Working from the top of the listing below, retype each line through the line containing "import plotly.graph_objects as go", both included, with no pictures.

** start THE INPUT **

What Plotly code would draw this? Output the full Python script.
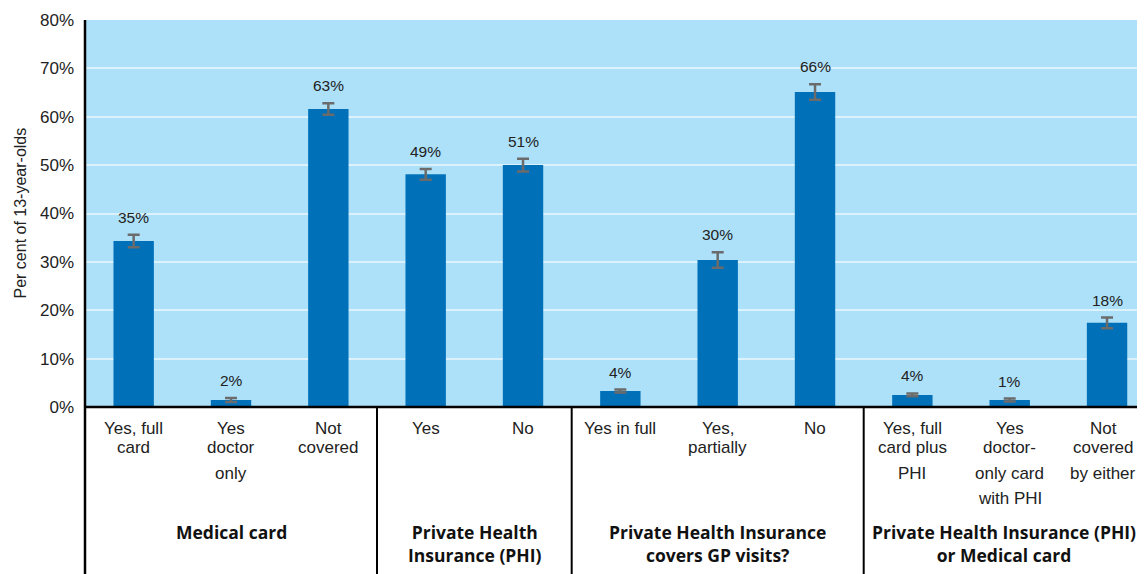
import plotly.graph_objects as go

categories = ["Yes, full card", "Yes doctor only", "Not covered", "Yes", "No",
              "Yes in full", "Yes, partially", "No",
              "Yes, full card plus PHI", "Yes doctor-only card with PHI", "Not covered by either"]
cat_lines = [["Yes, full", "card"], ["Yes", "doctor", "only"], ["Not", "covered"],
             ["Yes"], ["No"],
             ["Yes in full"], ["Yes,", "partially"], ["No"],
             ["Yes, full", "card plus", "PHI"], ["Yes", "doctor-", "only card", "with PHI"],
             ["Not", "covered", "by either"]]
values = [34.3, 1.45, 61.6, 48.1, 50.0, 3.3, 30.4, 65.1, 2.5, 1.45, 17.4]
errors = [1.3, 0.4, 1.2, 1.1, 1.3, 0.3, 1.6, 1.6, 0.3, 0.3, 1.1]
value_labels = ["35%", "2%", "63%", "49%", "51%", "4%", "30%", "66%", "4%", "1%", "18%"]
groups = [("Medical card", 0, 2), ("Private Health<br>Insurance (PHI)", 3, 4),
          ("Private Health Insurance<br>covers GP visits?", 5, 7),
          ("Private Health Insurance (PHI)<br>or Medical card", 8, 10)]
y_ticks = [0, 10, 20, 30, 40, 50, 60, 70, 80]
y_tick_text = ["0%", "10%", "20%", "30%", "40%", "50%", "60%", "70%", "80%"]

OFF = 8  # page body margin
W, H = 1145 - OFF, 574 - OFF
top, bottom_px, left = 20 - OFF, 407 - OFF, 85 - OFF
plot_h = bottom_px - top
plot_w = W - left

def py(page_pix):
    return (bottom_px - (page_pix - OFF)) / plot_h

def px(page_pix):
    return ((page_pix - OFF) - left) / plot_w

FONT = "Liberation Sans, Arial, Helvetica"
x = list(range(len(categories)))
last = len(categories) - 1
fig = go.Figure()
fig.add_trace(go.Bar(
    x=x, y=values, marker_color="#0070b9", marker_line_width=0,
    error_y=dict(type="data", array=errors, visible=True, color="#6b6b6b", thickness=2.5, width=6),
    width=0.415, hoverinfo="skip"))

annotations = []
for i, (v, e, lab) in enumerate(zip(values, errors, value_labels)):
    annotations.append(dict(x=i, y=v + e, xref="x", yref="y", text=lab, showarrow=False,
                            yanchor="bottom", yshift=7,
                            font=dict(family=FONT, size=15.5, color="#222")))
line_pix = [428, 448, 473, 498]
for i, lines in enumerate(cat_lines):
    for j, t in enumerate(lines):
        annotations.append(dict(x=i, y=py(line_pix[j]), xref="x", yref="paper", text=t,
                                showarrow=False, yanchor="middle", xshift=-4 if i == last else 0,
                                font=dict(family=FONT, size=17, color="#222")))
for name, s, e in groups:
    annotations.append(dict(x=(s + e) / 2, y=py(518), xref="x", yref="paper", text="<b>" + name + "</b>",
                            showarrow=False, yanchor="top", align="center",
                            xshift=-6 if e == last else 0,
                            font=dict(family="Open Sans, Noto Sans", size=17.5, color="#111")))
annotations.append(dict(x=px(20), y=0.5, xref="paper", yref="paper", text="Per cent of 13-year-olds",
                        textangle=-90, showarrow=False, xanchor="center", yanchor="middle",
                        font=dict(family=FONT, size=16, color="#222")))

shapes = []
ybot = py(580)
for xd in [2.5, 4.5, 7.5]:
    shapes.append(dict(type="line", xref="x", yref="paper", x0=xd, x1=xd, y0=0, y1=ybot,
                       line=dict(color="black", width=2)))
shapes.append(dict(type="line", xref="paper", yref="paper", x0=0, x1=0, y0=ybot, y1=1,
                   line=dict(color="black", width=2.5)))
shapes.append(dict(type="line", xref="paper", yref="paper", x0=0, x1=1, y0=0, y1=0,
                   line=dict(color="black", width=2.5)))

fig.update_layout(
    width=W, height=H, margin=dict(l=left, r=0, t=top, b=H - bottom_px, autoexpand=False),
    plot_bgcolor="#ade1fa", paper_bgcolor="white", showlegend=False,
    annotations=annotations, shapes=shapes,
    xaxis=dict(range=[-0.5, 10.39], showticklabels=False, showgrid=False, zeroline=False, fixedrange=True),
    yaxis=dict(range=[0, 80], tickmode="array", tickvals=y_ticks, ticktext=y_tick_text,
               showgrid=True, gridcolor="#dbf1fc", gridwidth=2, zeroline=False, showline=False,
               ticklabelstandoff=10,
               tickfont=dict(family=FONT, size=17, color="#222")),
)
fig.write_html("out.html")
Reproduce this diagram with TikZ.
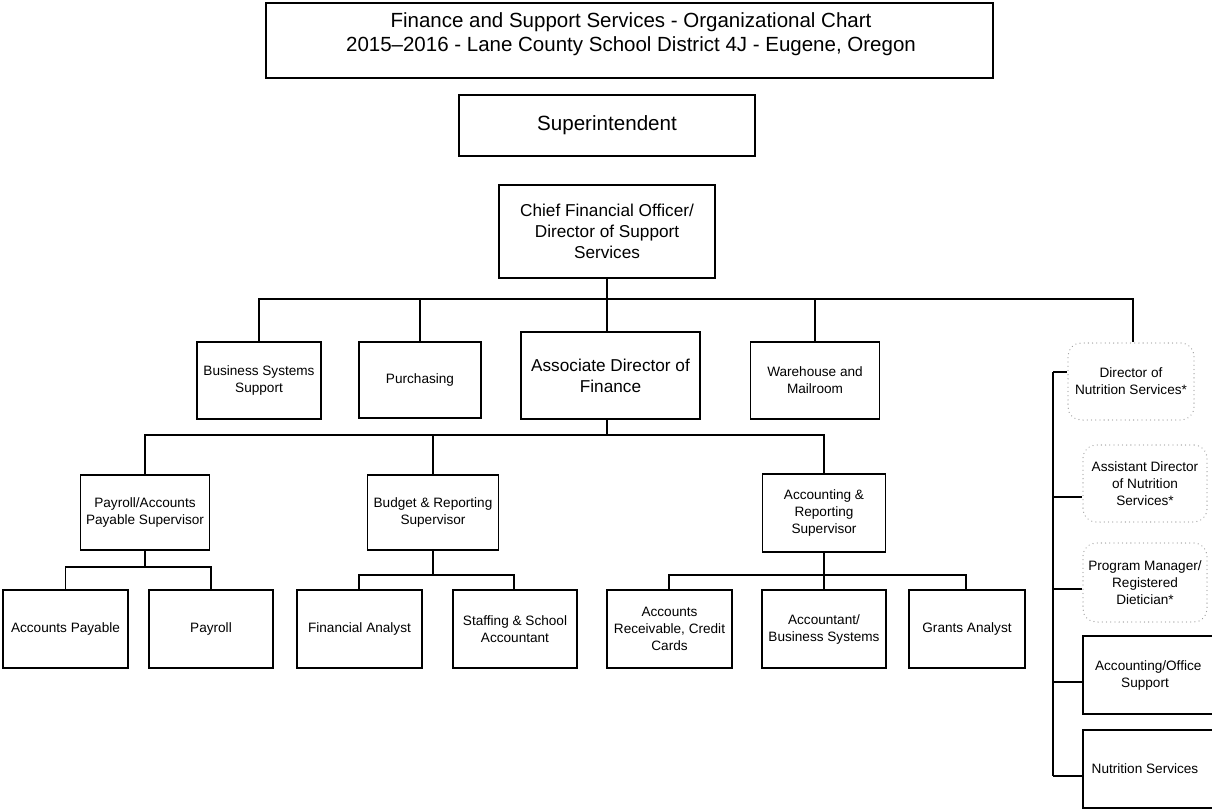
\documentclass[tikz,border=0pt]{standalone}
\usepackage{fontspec}
\setmainfont{Liberation Sans}
\begin{document}
\begin{tikzpicture}[x=1pt,y=-1pt,
  every node/.style={inner sep=0pt, align=center, text=black},
  box/.style={draw=black, line width=1.5pt, fill=white},
  dotbox/.style={draw=gray!75, line width=1.3pt, rounded corners=13pt,
    dash pattern=on 0.01pt off 4.2pt, line cap=round},
  small/.style={font=\fontsize{13.6}{17}\selectfont},
  mid/.style={font=\fontsize{17.2}{20.8}\selectfont},
  big/.style={font=\fontsize{20.6}{24}\selectfont},
  ttl/.style={font=\fontsize{20.5}{24.5}\selectfont},
  conn/.style={draw=black, line width=1.5pt}]
\useasboundingbox (0,0) rectangle (1212,809);
\clip (0,0) rectangle (1212,809);

% title block
\node[box, minimum width=727pt, minimum height=75pt] (title) at (629.5,40.5) {};
\node[ttl] (titletext) at (631,34) {Finance and Support Services - Organizational Chart\\2015--2016 - Lane County School District 4J - Eugene, Oregon};

% top of the hierarchy
\node[box, big, minimum width=296pt, minimum height=61pt] (sup) at (607,125.5) {Superintendent};
\node[box, mid, minimum width=216pt, minimum height=93pt] (cfo) at (607,231.5) {Chief Financial Officer/\\Director of Support\\Services};

% second level
\node[box, small, minimum width=124pt, minimum height=77pt] (bss) at (259,380.5) {Business Systems\\Support};
\node[box, small, minimum width=122pt, minimum height=76pt] (pur) at (420,380) {Purchasing};
\node[box, mid, minimum width=179pt, minimum height=87pt] (adf) at (610.5,375.5) {Associate Director of\\Finance};
\node[box, small, minimum width=129pt, minimum height=77pt] (wam) at (815,380.5) {Warehouse and\\Mailroom};
\node[dotbox, small, minimum width=126pt, minimum height=77pt] (dns) at (1131,381.5) {Director of\\Nutrition Services*};

% supervisors
\node[box, small, minimum width=129pt, minimum height=75pt] (pay) at (145,512.5) {Payroll/Accounts\\Payable Supervisor};
\node[box, small, minimum width=131pt, minimum height=75pt] (bud) at (433,512.5) {Budget \& Reporting\\Supervisor};
\node[box, small, minimum width=123pt, minimum height=78pt] (acc) at (824,513) {Accounting \&\\Reporting\\Supervisor};

% staff level
\node[box, small, minimum width=125pt, minimum height=78pt] (ap) at (65.5,629) {Accounts Payable};
\node[box, small, minimum width=124pt, minimum height=78pt] (pr) at (211,629) {Payroll};
\node[box, small, minimum width=125pt, minimum height=78pt] (fa) at (359.5,629) {Financial Analyst};
\node[box, small, minimum width=124pt, minimum height=78pt] (ssa) at (515,629) {Staffing \& School\\Accountant};
\node[box, small, minimum width=125pt, minimum height=78pt] (ar) at (669.5,629) {Accounts\\Receivable, Credit\\Cards};
\node[box, small, minimum width=124pt, minimum height=78pt] (abs) at (824,629) {Accountant/\\Business Systems};
\node[box, small, minimum width=116pt, minimum height=78pt] (ga) at (967,629) {Grants Analyst};

% nutrition column
\node[dotbox, small, minimum width=124pt, minimum height=77pt] (ads) at (1145,483.5) {Assistant Director\\of Nutrition\\Services*};
\node[dotbox, small, minimum width=124pt, minimum height=79pt] (pm) at (1145,582.5) {Program Manager/\\Registered\\Dietician*};
\node[box, small, minimum width=131pt, minimum height=78pt] (aos) at (1148.5,675) {\hspace*{-0.5pt}Accounting/Office\\Support\hspace*{7pt}};
\node[box, small, minimum width=131pt, minimum height=78pt] (nsv) at (1148.5,769) {Nutrition Services\hspace*{7pt}};

% connectors: CFO to second level
\coordinate (busA) at (607,299);
\draw[conn] (cfo.south) -- (busA);
\draw[conn] (bss.north) -- (bss.north |- busA) -- (busA);
\draw[conn] (busA) -- (1133,299) -- (1133,342);
\draw[conn] (pur.north) -- (pur.north |- busA);
\draw[conn] (busA) -- (607,332);
\draw[conn] (wam.north) -- (wam.north |- busA);

% connectors: associate director to supervisors
\coordinate (busB) at (607,435);
\draw[conn] (607,419) -- (busB);
\draw[conn] (pay.north) -- (pay.north |- busB) -- (acc.north |- busB) -- (acc.north);
\draw[conn] (bud.north) -- (bud.north |- busB);

% connectors: supervisors to staff
\coordinate (busC) at (145,567);
\draw[conn] (pay.south) -- (busC);
\draw[conn] (ap.north) -- (ap.north |- busC) -- (pr.north |- busC) -- (pr.north);
\coordinate (busD) at (433,575);
\draw[conn] (bud.south) -- (busD);
\draw[conn] (359,590) -- (359,575) -- (514,575) -- (514,590);
\coordinate (busE) at (824,575);
\draw[conn] (acc.south) -- (busE);
\draw[conn] (669,590) -- (669,575) -- (966,575) -- (966,590);
\draw[conn] (busE) -- (abs.north);

% nutrition column spine and ticks
\coordinate (t1) at (1053,372);
\coordinate (t2) at (1053,497);
\coordinate (t3) at (1053,589);
\coordinate (t4) at (1053,682);
\coordinate (t5) at (1053,776);
\draw[conn] (t1) -- (t5);
\draw[conn] (t1) -- (t1 -| dns.west);
\draw[conn] (t2) -- (t2 -| ads.west);
\draw[conn] (t3) -- (t3 -| pm.west);
\draw[conn] (t4) -- (t4 -| aos.west);
\draw[conn] (t5) -- (t5 -| nsv.west);
\end{tikzpicture}
\end{document}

** end THE INPUT **

WORKED ANSWER:
What Plotly code would draw this? Output the full Python script.
import plotly.graph_objects as go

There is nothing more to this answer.